When the team at a developer tools startup was preparing for acquisition talks in 2025, their banker suggested a unusual data request: the conversion rate of their pricing page and historical A/B test results. The acquirer—a large enterprise software company—considered pricing page performance a leading indicator of product-market fit, positioning clarity, and future growth potential.

The startup's pricing page converted at 9.3% of visitors to trial signups. The industry average was 4.1%. That 5.2 percentage point difference represented millions in attributable annual recurring revenue—and contributed meaningfully to a valuation premium in the acquisition.
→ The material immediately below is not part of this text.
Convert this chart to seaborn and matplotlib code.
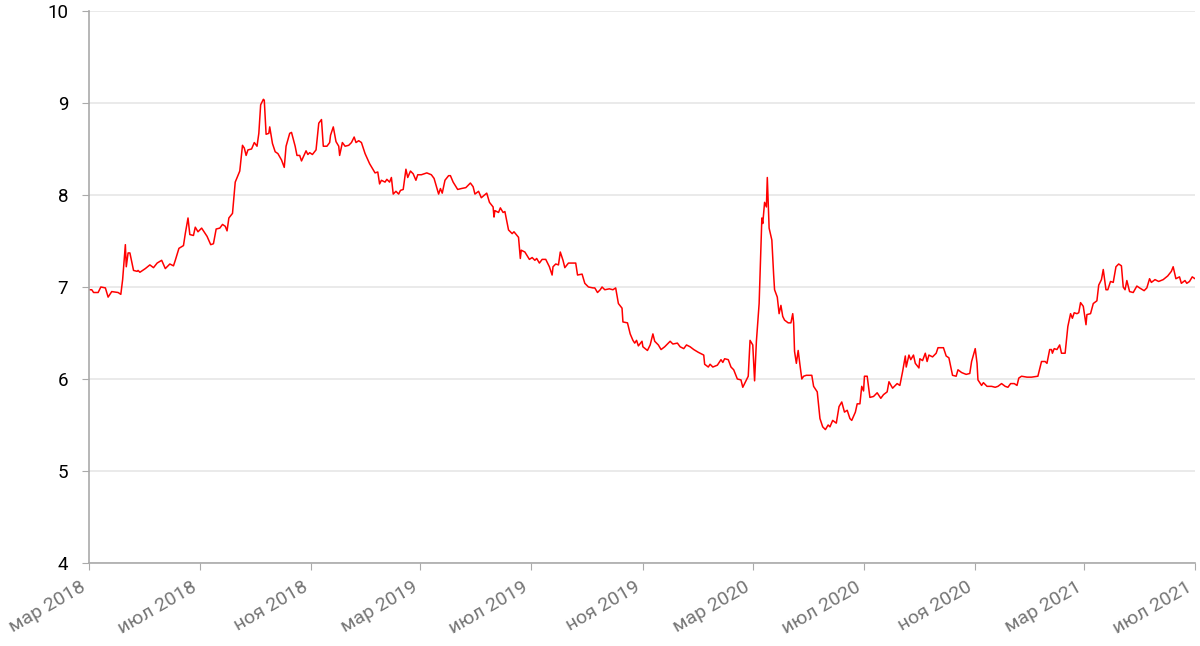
import matplotlib
matplotlib.use('Agg')
import matplotlib.pyplot as plt
import matplotlib.transforms as mtransforms
import seaborn as sns
import pandas as pd

# values
dates = [
    '2018-03-01', '2018-03-04', '2018-03-06', '2018-03-11', '2018-03-14', '2018-03-19', '2018-03-22', '2018-03-26',
    '2018-04-02', '2018-04-05', '2018-04-07', '2018-04-10', '2018-04-11', '2018-04-13', '2018-04-15', '2018-04-19',
    '2018-04-23', '2018-04-24', '2018-04-26', '2018-05-02', '2018-05-07', '2018-05-11', '2018-05-15', '2018-05-20',
    '2018-05-24', '2018-05-29', '2018-06-02', '2018-06-04', '2018-06-08', '2018-06-13', '2018-06-15', '2018-06-18',
    '2018-06-20', '2018-06-24', '2018-06-26', '2018-06-29', '2018-07-03', '2018-07-09', '2018-07-13', '2018-07-16',
    '2018-07-19', '2018-07-23', '2018-07-26', '2018-07-29', '2018-07-31', '2018-08-02', '2018-08-06', '2018-08-09',
    '2018-08-14', '2018-08-17', '2018-08-19', '2018-08-21', '2018-08-23', '2018-08-27', '2018-08-30', '2018-09-02',
    '2018-09-04', '2018-09-06', '2018-09-09', '2018-09-10', '2018-09-12', '2018-09-15', '2018-09-16', '2018-09-19',
    '2018-09-22', '2018-09-25', '2018-09-29', '2018-10-02', '2018-10-04', '2018-10-08', '2018-10-10', '2018-10-14',
    '2018-10-16', '2018-10-19', '2018-10-21', '2018-10-26', '2018-10-28', '2018-10-30', '2018-11-02', '2018-11-06',
    '2018-11-09', '2018-11-12', '2018-11-14', '2018-11-18', '2018-11-21', '2018-11-22', '2018-11-25', '2018-11-28',
    '2018-12-01', '2018-12-02', '2018-12-05', '2018-12-08', '2018-12-12', '2018-12-15', '2018-12-18', '2018-12-20',
    '2018-12-23', '2018-12-26', '2018-12-30', '2019-01-04', '2019-01-10', '2019-01-13', '2019-01-15', '2019-01-17',
    '2019-01-21', '2019-01-23', '2019-01-26', '2019-01-28', '2019-01-30', '2019-02-02', '2019-02-05', '2019-02-07',
    '2019-02-10', '2019-02-13', '2019-02-15', '2019-02-18', '2019-02-21', '2019-02-24', '2019-02-26', '2019-03-02',
    '2019-03-08', '2019-03-13', '2019-03-16', '2019-03-19', '2019-03-21', '2019-03-23', '2019-03-25', '2019-03-28',
    '2019-04-01', '2019-04-03', '2019-04-06', '2019-04-11', '2019-04-15', '2019-04-20', '2019-04-25', '2019-04-28',
    '2019-04-30', '2019-05-04', '2019-05-07', '2019-05-13', '2019-05-16', '2019-05-20', '2019-05-21', '2019-05-22',
    '2019-05-26', '2019-05-28', '2019-05-31', '2019-06-02', '2019-06-06', '2019-06-10', '2019-06-12', '2019-06-17',
    '2019-06-19', '2019-06-20', '2019-06-24', '2019-06-29', '2019-07-02', '2019-07-05', '2019-07-07', '2019-07-10',
    '2019-07-13', '2019-07-17', '2019-07-21', '2019-07-24', '2019-07-25', '2019-07-28', '2019-07-31', '2019-08-02',
    '2019-08-05', '2019-08-07', '2019-08-11', '2019-08-16', '2019-08-19', '2019-08-21', '2019-08-26', '2019-08-29',
    '2019-09-02', '2019-09-07', '2019-09-09', '2019-09-12', '2019-09-15', '2019-09-17', '2019-09-20', '2019-09-25',
    '2019-09-29', '2019-10-02', '2019-10-05', '2019-10-09', '2019-10-10', '2019-10-15', '2019-10-18', '2019-10-21',
    '2019-10-23', '2019-10-25', '2019-10-27', '2019-10-31', '2019-11-01', '2019-11-06', '2019-11-09', '2019-11-12',
    '2019-11-14', '2019-11-18', '2019-11-21', '2019-11-25', '2019-11-27', '2019-12-01', '2019-12-04', '2019-12-09',
    '2019-12-12', '2019-12-16', '2019-12-19', '2019-12-23', '2019-12-27', '2020-01-01', '2020-01-07', '2020-01-08',
    '2020-01-12', '2020-01-14', '2020-01-17', '2020-01-22', '2020-01-26', '2020-01-28', '2020-01-30', '2020-02-03',
    '2020-02-06', '2020-02-09', '2020-02-13', '2020-02-17', '2020-02-19', '2020-02-22', '2020-02-25', '2020-02-27',
    '2020-03-01', '2020-03-03', '2020-03-05', '2020-03-08', '2020-03-11', '2020-03-12', '2020-03-14', '2020-03-16',
    '2020-03-17', '2020-03-18', '2020-03-19', '2020-03-22', '2020-03-24', '2020-03-25', '2020-03-28', '2020-03-30',
    '2020-04-01', '2020-04-03', '2020-04-05', '2020-04-09', '2020-04-12', '2020-04-14', '2020-04-15', '2020-04-16',
    '2020-04-18', '2020-04-20', '2020-04-22', '2020-04-24', '2020-04-26', '2020-04-29', '2020-05-05', '2020-05-07',
    '2020-05-11', '2020-05-14', '2020-05-17', '2020-05-20', '2020-05-23', '2020-05-25', '2020-05-28', '2020-06-01',
    '2020-06-04', '2020-06-07', '2020-06-10', '2020-06-13', '2020-06-16', '2020-06-18', '2020-06-22', '2020-06-24',
    '2020-06-27', '2020-06-29', '2020-07-01', '2020-07-02', '2020-07-05', '2020-07-08', '2020-07-12', '2020-07-16',
    '2020-07-20', '2020-07-23', '2020-07-27', '2020-07-29', '2020-08-02', '2020-08-07', '2020-08-10', '2020-08-13',
    '2020-08-16', '2020-08-17', '2020-08-20', '2020-08-22', '2020-08-25', '2020-08-27', '2020-08-31', '2020-09-01',
    '2020-09-04', '2020-09-07', '2020-09-09', '2020-09-11', '2020-09-15', '2020-09-19', '2020-09-21', '2020-09-27',
    '2020-09-30', '2020-10-03', '2020-10-07', '2020-10-11', '2020-10-13', '2020-10-17', '2020-10-22', '2020-10-26',
    '2020-10-28', '2020-11-01', '2020-11-03', '2020-11-04', '2020-11-08', '2020-11-10', '2020-11-14', '2020-11-19',
    '2020-11-23', '2020-11-26', '2020-11-30', '2020-12-04', '2020-12-07', '2020-12-10', '2020-12-14', '2020-12-17',
    '2020-12-19', '2020-12-22', '2020-12-28', '2021-01-02', '2021-01-09', '2021-01-13', '2021-01-17', '2021-01-19',
    '2021-01-20', '2021-01-22', '2021-01-24', '2021-01-25', '2021-01-27', '2021-01-30', '2021-02-02', '2021-02-04',
    '2021-02-08', '2021-02-11', '2021-02-14', '2021-02-16', '2021-02-18', '2021-02-21', '2021-02-23', '2021-02-25',
    '2021-02-28', '2021-03-03', '2021-03-04', '2021-03-08', '2021-03-11', '2021-03-15', '2021-03-17', '2021-03-20',
    '2021-03-22', '2021-03-25', '2021-03-27', '2021-03-30', '2021-04-02', '2021-04-05', '2021-04-08', '2021-04-11',
    '2021-04-13', '2021-04-15', '2021-04-17', '2021-04-20', '2021-04-24', '2021-04-28', '2021-05-01', '2021-05-06',
    '2021-05-09', '2021-05-12', '2021-05-14', '2021-05-18', '2021-05-22', '2021-05-27', '2021-06-01', '2021-06-05',
    '2021-06-07', '2021-06-10', '2021-06-14', '2021-06-16', '2021-06-20', '2021-06-22', '2021-06-25', '2021-06-28',
    '2021-07-01',
]
values = [
    6.97, 6.97, 6.94, 6.94, 7.00, 6.99, 6.89, 6.95,
    6.94, 6.92, 7.08, 7.46, 7.22, 7.37, 7.37, 7.18,
    7.17, 7.18, 7.16, 7.20, 7.24, 7.21, 7.26, 7.29,
    7.20, 7.25, 7.23, 7.29, 7.42, 7.45, 7.58, 7.75,
    7.57, 7.56, 7.65, 7.60, 7.64, 7.55, 7.46, 7.47,
    7.63, 7.64, 7.68, 7.66, 7.61, 7.75, 7.80, 8.14,
    8.26, 8.54, 8.51, 8.43, 8.49, 8.50, 8.57, 8.53,
    8.67, 8.98, 9.04, 9.03, 8.66, 8.67, 8.74, 8.56,
    8.47, 8.45, 8.38, 8.30, 8.53, 8.67, 8.68, 8.53,
    8.43, 8.43, 8.37, 8.48, 8.44, 8.46, 8.44, 8.49,
    8.78, 8.82, 8.53, 8.53, 8.57, 8.65, 8.74, 8.58,
    8.53, 8.43, 8.57, 8.53, 8.54, 8.57, 8.63, 8.57,
    8.59, 8.57, 8.45, 8.34, 8.24, 8.25, 8.12, 8.16,
    8.14, 8.17, 8.14, 8.19, 8.01, 8.04, 8.01, 8.05,
    8.06, 8.28, 8.19, 8.26, 8.23, 8.16, 8.22, 8.22,
    8.24, 8.22, 8.18, 8.08, 8.01, 8.07, 8.02, 8.16,
    8.21, 8.21, 8.14, 8.06, 8.07, 8.08, 8.13, 8.09,
    8.01, 8.04, 7.97, 8.02, 7.92, 7.87, 7.76, 7.83,
    7.81, 7.86, 7.81, 7.82, 7.62, 7.58, 7.60, 7.54,
    7.31, 7.40, 7.38, 7.30, 7.32, 7.29, 7.31, 7.26,
    7.30, 7.30, 7.22, 7.13, 7.22, 7.25, 7.24, 7.38,
    7.29, 7.21, 7.26, 7.26, 7.26, 7.13, 7.14, 7.04,
    7.00, 6.99, 6.99, 6.94, 6.97, 7.00, 6.97, 6.98,
    6.97, 6.99, 6.82, 6.77, 6.62, 6.61, 6.49, 6.42,
    6.39, 6.42, 6.36, 6.41, 6.35, 6.31, 6.37, 6.49,
    6.41, 6.37, 6.32, 6.35, 6.37, 6.41, 6.38, 6.39,
    6.35, 6.33, 6.37, 6.35, 6.32, 6.29, 6.26, 6.16,
    6.13, 6.16, 6.13, 6.15, 6.21, 6.18, 6.22, 6.21,
    6.13, 6.10, 6.00, 5.99, 5.91, 5.97, 6.03, 6.42,
    6.37, 5.98, 6.41, 6.82, 7.75, 7.69, 7.92, 7.87,
    8.19, 7.91, 7.64, 7.51, 7.13, 6.97, 6.89, 6.71,
    6.80, 6.68, 6.64, 6.61, 6.61, 6.71, 6.61, 6.30,
    6.17, 6.31, 6.15, 6.00, 6.03, 6.04, 6.04, 5.92,
    5.86, 5.57, 5.48, 5.45, 5.50, 5.48, 5.55, 5.52,
    5.70, 5.75, 5.64, 5.66, 5.57, 5.55, 5.64, 5.73,
    5.73, 5.92, 5.87, 6.03, 6.03, 5.80, 5.81, 5.85,
    5.79, 5.83, 5.86, 5.97, 5.90, 5.95, 5.93, 6.08,
    6.25, 6.13, 6.26, 6.21, 6.26, 6.17, 6.12, 6.22,
    6.20, 6.28, 6.19, 6.26, 6.24, 6.28, 6.34, 6.34,
    6.25, 6.23, 6.04, 6.03, 6.10, 6.07, 6.05, 6.06,
    6.19, 6.33, 6.17, 5.99, 5.93, 5.96, 5.92, 5.92,
    5.91, 5.92, 5.95, 5.92, 5.91, 5.95, 5.95, 5.93,
    6.01, 6.03, 6.02, 6.02, 6.03, 6.19, 6.19, 6.17,
    6.22, 6.32, 6.32, 6.28, 6.33, 6.32, 6.37, 6.28,
    6.28, 6.57, 6.71, 6.66, 6.72, 6.71, 6.72, 6.83,
    6.79, 6.59, 6.70, 6.71, 6.82, 6.85, 7.02, 7.08,
    7.19, 6.97, 6.97, 7.06, 7.05, 7.22, 7.25, 7.23,
    7.00, 6.97, 7.07, 6.95, 6.94, 7.01, 6.99, 6.96,
    6.99, 7.09, 7.05, 7.08, 7.06, 7.08, 7.12, 7.17,
    7.22, 7.09, 7.11, 7.04, 7.07, 7.04, 7.06, 7.11,
    7.09,
]

tick_dates = ['2018-03-01', '2018-07-01', '2018-11-01', '2019-03-01', '2019-07-01', '2019-11-01',
              '2020-03-01', '2020-07-01', '2020-11-01', '2021-03-01', '2021-07-01']
tick_labels = ['мар 2018', 'июл 2018', 'ноя 2018', 'мар 2019', 'июл 2019', 'ноя 2019',
               'мар 2020', 'июл 2020', 'ноя 2020', 'мар 2021', 'июл 2021']

df = pd.DataFrame({'date': pd.to_datetime(dates), 'value': values})

sns.set_style('white')
plt.rcParams['font.family'] = ['Roboto', 'DejaVu Sans']

fig = plt.figure(figsize=(12, 6.46), dpi=100)
ax = fig.add_axes([0.0742, 0.1285, 0.9216, 0.8545])

sns.lineplot(data=df, x='date', y='value', color='#ff0000', linewidth=1.1, ax=ax)

ax.set_xlim(pd.Timestamp(tick_dates[0]), pd.Timestamp(tick_dates[-1]))
ax.set_ylim(4, 10)
ax.set_yticks(range(4, 11))
ax.set_xticks(pd.to_datetime(tick_dates))
ax.set_xticklabels(tick_labels, rotation=30, ha='right', va='top',
                   rotation_mode='anchor', color='#757575', fontsize=14)
ax.set_xlabel('')
ax.set_ylabel('')

ax.yaxis.grid(True, color='#e6e6e6', linewidth=1.2)
ax.xaxis.grid(False)
ax.set_axisbelow(True)

for side in ['top', 'right']:
    ax.spines[side].set_visible(False)
for side in ['left', 'bottom']:
    ax.spines[side].set_color('#aaaaaa')
    ax.spines[side].set_linewidth(1.2)

ax.tick_params(axis='y', length=5, color='#aaaaaa', labelsize=13.5, labelcolor='black', pad=10, left=True)
ax.tick_params(axis='x', length=5, color='#aaaaaa', pad=6, bottom=True)

# shift the rotated month labels so they end just left of their tick
shift = mtransforms.ScaledTranslation(-0.09, 0, fig.dpi_scale_trans)
for lbl in ax.get_xticklabels():
    lbl.set_transform(lbl.get_transform() + shift)

fig.savefig('out.png', dpi=100)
Your pricing page isn't just a page. It's your clearest, most quantifiable value proposition.

The 7 Psychology Principles That Drive Pricing Page Conversion

1. Anchoring: The Most Powerful Pricing Principle

The first price a customer sees sets their "anchor" for what's reasonable. This is why enterprise pricing is often listed first (left to right) or displayed largest—it makes the middle tier look like a bargain. The anchor effect is so powerful that simply changing the order of your pricing tiers can move conversion rates by 20-30%.

Implementation: If you're a B2B SaaS, lead with your most expensive "Enterprise" tier (even if it's "Contact us" pricing), then show your recommended plan. The contrast makes the recommended plan feel accessible.

2. The Paradox of Choice (Fewer Options Win)

Barry Schwartz's research is unambiguous: more choices lead to decision paralysis. Pricing pages with 3 tiers consistently outperform pages with 4 or 5 tiers. The three-tier structure maps perfectly to the psychological categories customers use: "basic," "right for me," and "more than I need right now."

3. Social Proof as Risk Reduction

The biggest barrier to clicking "Start Trial" isn't the price—it's the fear of making the wrong decision. Customer logos, testimonials, and review counts directly reduce that fear. Place social proof elements adjacent to (not below) your pricing cards.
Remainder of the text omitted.